In a time where Missouri is receiving unprecedented federal relief funds, cities won’t be able to make game-changing moves to increase affordable housing. HUD has created a technical assistance/peer mentoring program to encourage communities to use relief funding for permanent housing.

“They are missing a tremendous opportunity for using these funds in a way that many smaller communities could actually permanently end street homelessness,” said Eric Tars, legal director of National Homelessness Law Center. “It’s really harmful.”

A fine blue line

Titterington said he was speaking with a local officer who said that people who are experiencing homelessness already don’t trust law enforcement to guide them to available resources they need.

Titterington said the officer told him being forced to hand out citations will further discourage them from talking to or trusting the police.

“And if you have larger cities like Springfield that do start cracking down, where are those folks gonna go?” he said. “We end up having folks that come from larger cities to rural areas because there is less patrolling.”

One of the biggest challenges of this bill, DeGroot said, is that it doesn’t allocate more state funding to increase shelter beds, short-term housing or encampment services.
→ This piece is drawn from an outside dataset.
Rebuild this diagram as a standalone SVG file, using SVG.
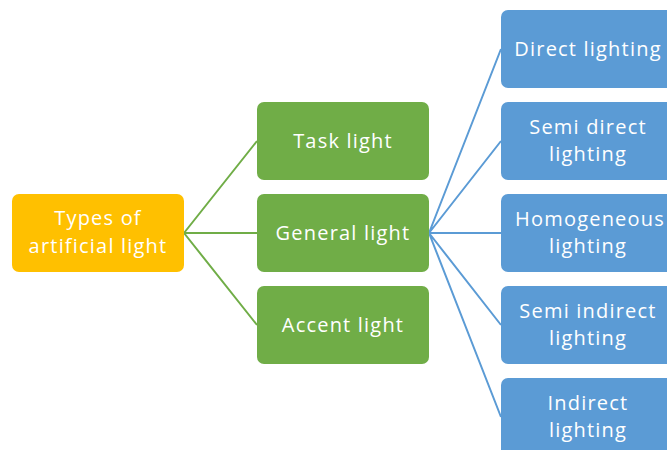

And it’s possible some groups that received state grant funding from MHDC in previous years will lose out to applications for encampments.

Despite Missouri having a historic budget surplus of nearly $3 billion, DeGroot said his bill wouldn’t have succeeded if he asked the Republican-majority legislature for an increase in homeless service funding.

“Even though the state had government funds, there simply is no appetite to throw money at problems in the past that has proven, particularly with this issue, to be ineffective,” he said. “We need accountability for the organizations providing the services, and I believe this bill does.”

Without more beds or housing options, the measure opens up the state and local governments to legal challenges.

In the 2018 Boise v. Martin case, the U.S. Court of Appeals in the Ninth District ruled that people cannot be punished for sleeping outside on public property in the absence of adequate alternatives.

Lee Camp, staff attorney with the St. Louis nonprofit law firm ArchCity Defenders, said attorneys and advocates statewide will be working to nail down the number of available beds on a specific night. And if there aren’t enough beds, Camp said, any citation or jail time will violate that Boise precedent.

“You can write laws all day…and say, ‘Well, they’re not unconstitutional in their face,’” Camp said. “The way we apply those laws can squarely bring us into unconstitutional actions to violate people’s civil rights.”

This fine line puts almost all the pressure on law enforcement.

“Are there even going to be camp beds for folks who need them in an adequate way?” Owsley said. “And can we trust every law enforcement officer who sees this law to understand that nuance?”